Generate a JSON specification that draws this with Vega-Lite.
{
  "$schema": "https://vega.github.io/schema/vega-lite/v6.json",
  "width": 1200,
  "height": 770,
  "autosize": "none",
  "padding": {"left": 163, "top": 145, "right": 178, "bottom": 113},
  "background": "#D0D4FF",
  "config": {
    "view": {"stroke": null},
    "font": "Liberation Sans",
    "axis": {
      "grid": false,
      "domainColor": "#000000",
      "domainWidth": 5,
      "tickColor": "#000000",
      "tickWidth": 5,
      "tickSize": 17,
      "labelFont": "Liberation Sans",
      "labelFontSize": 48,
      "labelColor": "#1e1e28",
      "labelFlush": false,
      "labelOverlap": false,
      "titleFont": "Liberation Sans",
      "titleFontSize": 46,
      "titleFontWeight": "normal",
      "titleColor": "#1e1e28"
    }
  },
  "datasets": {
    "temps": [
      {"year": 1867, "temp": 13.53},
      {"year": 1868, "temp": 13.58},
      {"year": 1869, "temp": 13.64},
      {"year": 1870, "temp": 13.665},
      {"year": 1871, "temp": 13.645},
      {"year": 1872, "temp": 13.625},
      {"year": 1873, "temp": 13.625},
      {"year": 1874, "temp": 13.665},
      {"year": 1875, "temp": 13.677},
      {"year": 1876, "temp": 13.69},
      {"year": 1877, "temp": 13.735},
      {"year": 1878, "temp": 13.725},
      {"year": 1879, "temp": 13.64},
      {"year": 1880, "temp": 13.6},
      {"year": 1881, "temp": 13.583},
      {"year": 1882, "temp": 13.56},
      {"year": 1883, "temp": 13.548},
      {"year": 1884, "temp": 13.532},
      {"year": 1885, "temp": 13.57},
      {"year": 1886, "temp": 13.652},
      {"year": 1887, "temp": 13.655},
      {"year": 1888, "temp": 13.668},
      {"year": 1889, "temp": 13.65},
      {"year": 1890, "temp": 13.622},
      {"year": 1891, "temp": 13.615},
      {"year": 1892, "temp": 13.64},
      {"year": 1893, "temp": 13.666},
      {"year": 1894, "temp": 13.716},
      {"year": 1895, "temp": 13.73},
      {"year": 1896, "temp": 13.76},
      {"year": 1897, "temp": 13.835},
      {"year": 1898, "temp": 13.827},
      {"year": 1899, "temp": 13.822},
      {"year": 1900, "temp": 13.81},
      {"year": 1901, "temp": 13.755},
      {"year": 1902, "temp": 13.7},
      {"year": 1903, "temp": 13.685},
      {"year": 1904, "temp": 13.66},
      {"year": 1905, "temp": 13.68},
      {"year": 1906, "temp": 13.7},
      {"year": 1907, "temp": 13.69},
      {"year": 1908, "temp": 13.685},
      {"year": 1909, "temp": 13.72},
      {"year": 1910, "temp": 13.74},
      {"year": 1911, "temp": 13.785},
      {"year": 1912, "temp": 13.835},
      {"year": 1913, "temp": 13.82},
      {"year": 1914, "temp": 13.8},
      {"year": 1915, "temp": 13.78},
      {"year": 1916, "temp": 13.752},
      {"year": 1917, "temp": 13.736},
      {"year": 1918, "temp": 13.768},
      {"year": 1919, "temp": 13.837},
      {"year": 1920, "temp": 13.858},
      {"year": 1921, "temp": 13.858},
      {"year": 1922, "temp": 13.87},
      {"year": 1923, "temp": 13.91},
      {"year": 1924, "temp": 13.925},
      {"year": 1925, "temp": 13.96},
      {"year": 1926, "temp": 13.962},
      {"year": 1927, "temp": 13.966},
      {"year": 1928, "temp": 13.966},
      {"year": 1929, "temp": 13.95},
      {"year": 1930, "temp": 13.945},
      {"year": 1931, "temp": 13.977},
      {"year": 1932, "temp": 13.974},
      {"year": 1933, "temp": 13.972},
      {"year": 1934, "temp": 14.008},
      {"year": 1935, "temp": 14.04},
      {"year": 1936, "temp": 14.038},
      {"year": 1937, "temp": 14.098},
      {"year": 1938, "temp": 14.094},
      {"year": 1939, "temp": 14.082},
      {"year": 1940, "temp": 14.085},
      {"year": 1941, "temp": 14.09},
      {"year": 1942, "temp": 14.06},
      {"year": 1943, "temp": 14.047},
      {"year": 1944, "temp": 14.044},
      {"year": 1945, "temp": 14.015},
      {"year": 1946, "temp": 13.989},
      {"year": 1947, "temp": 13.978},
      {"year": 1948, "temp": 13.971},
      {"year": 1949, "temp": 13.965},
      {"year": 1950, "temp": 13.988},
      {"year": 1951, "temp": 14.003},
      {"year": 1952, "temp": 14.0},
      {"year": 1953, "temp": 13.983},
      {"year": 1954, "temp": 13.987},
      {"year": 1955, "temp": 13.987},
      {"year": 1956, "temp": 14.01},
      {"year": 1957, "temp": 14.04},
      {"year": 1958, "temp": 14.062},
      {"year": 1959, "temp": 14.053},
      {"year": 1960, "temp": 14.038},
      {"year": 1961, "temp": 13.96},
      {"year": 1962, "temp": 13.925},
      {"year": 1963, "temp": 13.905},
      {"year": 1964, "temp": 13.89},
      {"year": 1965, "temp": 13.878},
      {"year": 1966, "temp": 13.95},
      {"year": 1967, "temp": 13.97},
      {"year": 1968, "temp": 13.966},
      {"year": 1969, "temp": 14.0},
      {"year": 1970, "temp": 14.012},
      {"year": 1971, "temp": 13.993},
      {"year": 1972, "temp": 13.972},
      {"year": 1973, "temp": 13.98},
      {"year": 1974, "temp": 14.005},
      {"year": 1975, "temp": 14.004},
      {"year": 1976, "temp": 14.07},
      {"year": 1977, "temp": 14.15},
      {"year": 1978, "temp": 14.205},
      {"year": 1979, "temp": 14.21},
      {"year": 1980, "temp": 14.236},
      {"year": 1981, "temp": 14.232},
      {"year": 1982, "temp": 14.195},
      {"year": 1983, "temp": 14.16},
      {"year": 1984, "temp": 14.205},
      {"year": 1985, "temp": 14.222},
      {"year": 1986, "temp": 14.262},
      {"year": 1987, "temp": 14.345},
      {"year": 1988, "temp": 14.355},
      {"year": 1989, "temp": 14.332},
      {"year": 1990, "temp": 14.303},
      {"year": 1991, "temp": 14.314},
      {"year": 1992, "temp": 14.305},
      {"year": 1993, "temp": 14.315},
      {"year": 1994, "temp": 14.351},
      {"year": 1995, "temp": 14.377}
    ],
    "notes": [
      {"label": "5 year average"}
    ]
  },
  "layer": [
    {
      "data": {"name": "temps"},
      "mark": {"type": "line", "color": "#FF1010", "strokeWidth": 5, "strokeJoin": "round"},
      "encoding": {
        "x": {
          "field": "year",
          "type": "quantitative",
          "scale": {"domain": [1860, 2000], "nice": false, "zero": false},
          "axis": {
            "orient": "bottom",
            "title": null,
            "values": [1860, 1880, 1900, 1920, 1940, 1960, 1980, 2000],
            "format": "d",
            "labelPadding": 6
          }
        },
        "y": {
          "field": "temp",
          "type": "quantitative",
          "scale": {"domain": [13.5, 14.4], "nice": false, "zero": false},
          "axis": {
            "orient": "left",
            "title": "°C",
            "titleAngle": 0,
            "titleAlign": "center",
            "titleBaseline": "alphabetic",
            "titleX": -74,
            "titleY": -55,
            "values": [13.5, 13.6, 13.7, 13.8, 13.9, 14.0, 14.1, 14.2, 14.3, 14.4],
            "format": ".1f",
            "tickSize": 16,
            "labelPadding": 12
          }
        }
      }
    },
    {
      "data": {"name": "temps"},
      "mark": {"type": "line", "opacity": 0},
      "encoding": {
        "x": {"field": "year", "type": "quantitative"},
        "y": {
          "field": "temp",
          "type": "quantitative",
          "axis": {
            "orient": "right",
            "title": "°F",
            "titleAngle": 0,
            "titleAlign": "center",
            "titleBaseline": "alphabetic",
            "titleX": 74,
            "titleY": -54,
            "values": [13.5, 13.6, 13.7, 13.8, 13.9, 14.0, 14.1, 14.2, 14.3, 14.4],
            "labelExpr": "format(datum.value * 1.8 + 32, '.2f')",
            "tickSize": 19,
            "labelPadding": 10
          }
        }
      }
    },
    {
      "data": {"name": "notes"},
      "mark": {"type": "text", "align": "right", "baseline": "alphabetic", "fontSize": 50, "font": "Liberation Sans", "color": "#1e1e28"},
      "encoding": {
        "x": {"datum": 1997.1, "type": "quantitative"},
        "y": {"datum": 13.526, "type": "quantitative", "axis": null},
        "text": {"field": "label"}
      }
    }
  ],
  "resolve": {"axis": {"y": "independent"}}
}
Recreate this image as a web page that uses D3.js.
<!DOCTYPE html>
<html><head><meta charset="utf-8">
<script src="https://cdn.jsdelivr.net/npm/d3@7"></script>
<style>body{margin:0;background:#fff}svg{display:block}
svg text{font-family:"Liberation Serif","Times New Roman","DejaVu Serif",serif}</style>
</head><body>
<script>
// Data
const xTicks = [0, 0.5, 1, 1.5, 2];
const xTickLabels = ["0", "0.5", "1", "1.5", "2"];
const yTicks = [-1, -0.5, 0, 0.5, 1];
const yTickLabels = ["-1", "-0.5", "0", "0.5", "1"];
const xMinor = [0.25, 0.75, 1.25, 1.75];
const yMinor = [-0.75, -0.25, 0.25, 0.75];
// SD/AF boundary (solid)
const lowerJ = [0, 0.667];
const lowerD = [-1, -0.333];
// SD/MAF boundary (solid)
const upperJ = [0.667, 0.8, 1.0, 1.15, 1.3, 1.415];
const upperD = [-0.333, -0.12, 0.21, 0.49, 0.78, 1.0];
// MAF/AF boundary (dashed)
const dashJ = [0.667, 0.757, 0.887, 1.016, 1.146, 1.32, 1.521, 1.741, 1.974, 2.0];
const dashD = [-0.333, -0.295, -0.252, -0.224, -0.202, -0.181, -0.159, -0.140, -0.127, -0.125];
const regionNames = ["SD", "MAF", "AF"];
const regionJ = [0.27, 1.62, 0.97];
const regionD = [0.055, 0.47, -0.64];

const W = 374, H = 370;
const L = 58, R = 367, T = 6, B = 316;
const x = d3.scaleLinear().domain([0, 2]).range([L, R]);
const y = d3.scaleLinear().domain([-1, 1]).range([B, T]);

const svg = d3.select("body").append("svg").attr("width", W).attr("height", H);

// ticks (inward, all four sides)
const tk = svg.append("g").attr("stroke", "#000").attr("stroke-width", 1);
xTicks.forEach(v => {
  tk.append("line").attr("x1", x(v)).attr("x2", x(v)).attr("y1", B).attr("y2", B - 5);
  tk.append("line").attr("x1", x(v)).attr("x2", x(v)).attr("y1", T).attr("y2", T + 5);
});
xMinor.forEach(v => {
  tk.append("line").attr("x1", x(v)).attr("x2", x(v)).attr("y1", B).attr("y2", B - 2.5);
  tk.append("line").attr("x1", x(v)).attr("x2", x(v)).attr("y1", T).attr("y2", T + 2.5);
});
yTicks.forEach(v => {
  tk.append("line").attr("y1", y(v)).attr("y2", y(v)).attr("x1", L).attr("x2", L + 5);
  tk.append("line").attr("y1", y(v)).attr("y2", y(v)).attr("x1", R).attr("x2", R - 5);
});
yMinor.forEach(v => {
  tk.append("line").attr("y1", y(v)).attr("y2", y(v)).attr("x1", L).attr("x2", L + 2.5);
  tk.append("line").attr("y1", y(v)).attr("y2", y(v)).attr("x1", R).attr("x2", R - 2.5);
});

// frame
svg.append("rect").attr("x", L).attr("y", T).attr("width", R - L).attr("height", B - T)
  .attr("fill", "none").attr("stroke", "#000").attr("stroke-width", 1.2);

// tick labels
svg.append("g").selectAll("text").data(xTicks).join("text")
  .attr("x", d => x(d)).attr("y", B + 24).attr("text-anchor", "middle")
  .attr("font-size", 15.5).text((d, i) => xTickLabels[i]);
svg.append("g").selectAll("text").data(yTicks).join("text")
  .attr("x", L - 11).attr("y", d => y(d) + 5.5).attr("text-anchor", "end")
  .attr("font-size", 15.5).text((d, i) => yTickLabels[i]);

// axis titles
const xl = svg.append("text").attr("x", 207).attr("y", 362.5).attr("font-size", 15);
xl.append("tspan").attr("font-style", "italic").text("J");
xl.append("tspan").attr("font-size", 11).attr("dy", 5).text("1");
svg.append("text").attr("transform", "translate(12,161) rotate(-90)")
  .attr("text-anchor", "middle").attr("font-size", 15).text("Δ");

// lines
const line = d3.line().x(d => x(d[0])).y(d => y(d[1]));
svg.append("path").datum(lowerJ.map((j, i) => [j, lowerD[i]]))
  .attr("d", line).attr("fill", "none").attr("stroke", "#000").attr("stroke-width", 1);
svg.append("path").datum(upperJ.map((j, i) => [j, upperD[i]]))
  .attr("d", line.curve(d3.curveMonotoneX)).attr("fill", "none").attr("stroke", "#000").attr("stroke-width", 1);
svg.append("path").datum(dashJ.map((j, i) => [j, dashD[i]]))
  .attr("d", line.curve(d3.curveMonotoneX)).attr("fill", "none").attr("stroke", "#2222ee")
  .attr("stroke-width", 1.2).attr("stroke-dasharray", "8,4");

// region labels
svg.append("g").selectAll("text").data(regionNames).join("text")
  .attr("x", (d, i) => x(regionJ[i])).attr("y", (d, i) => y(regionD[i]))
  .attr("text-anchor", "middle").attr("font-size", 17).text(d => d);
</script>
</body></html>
* * * * *
• WRITTEN REQUEST: Extract exactly and only these lines: the line containing "Recreate this image", the line containing "const y = d3.scaleLinear().domain([-1, 1]).range([B, T]);", and every line between them.

• FINAL ANSWER:
Recreate this image as a web page that uses D3.js.
<!DOCTYPE html>
<html><head><meta charset="utf-8">
<script src="https://cdn.jsdelivr.net/npm/d3@7"></script>
<style>body{margin:0;background:#fff}svg{display:block}
svg text{font-family:"Liberation Serif","Times New Roman","DejaVu Serif",serif}</style>
</head><body>
<script>
// Data
const xTicks = [0, 0.5, 1, 1.5, 2];
const xTickLabels = ["0", "0.5", "1", "1.5", "2"];
const yTicks = [-1, -0.5, 0, 0.5, 1];
const yTickLabels = ["-1", "-0.5", "0", "0.5", "1"];
const xMinor = [0.25, 0.75, 1.25, 1.75];
const yMinor = [-0.75, -0.25, 0.25, 0.75];
// SD/AF boundary (solid)
const lowerJ = [0, 0.667];
const lowerD = [-1, -0.333];
// SD/MAF boundary (solid)
const upperJ = [0.667, 0.8, 1.0, 1.15, 1.3, 1.415];
const upperD = [-0.333, -0.12, 0.21, 0.49, 0.78, 1.0];
// MAF/AF boundary (dashed)
const dashJ = [0.667, 0.757, 0.887, 1.016, 1.146, 1.32, 1.521, 1.741, 1.974, 2.0];
const dashD = [-0.333, -0.295, -0.252, -0.224, -0.202, -0.181, -0.159, -0.140, -0.127, -0.125];
const regionNames = ["SD", "MAF", "AF"];
const regionJ = [0.27, 1.62, 0.97];
const regionD = [0.055, 0.47, -0.64];

const W = 374, H = 370;
const L = 58, R = 367, T = 6, B = 316;
const x = d3.scaleLinear().domain([0, 2]).range([L, R]);
const y = d3.scaleLinear().domain([-1, 1]).range([B, T]);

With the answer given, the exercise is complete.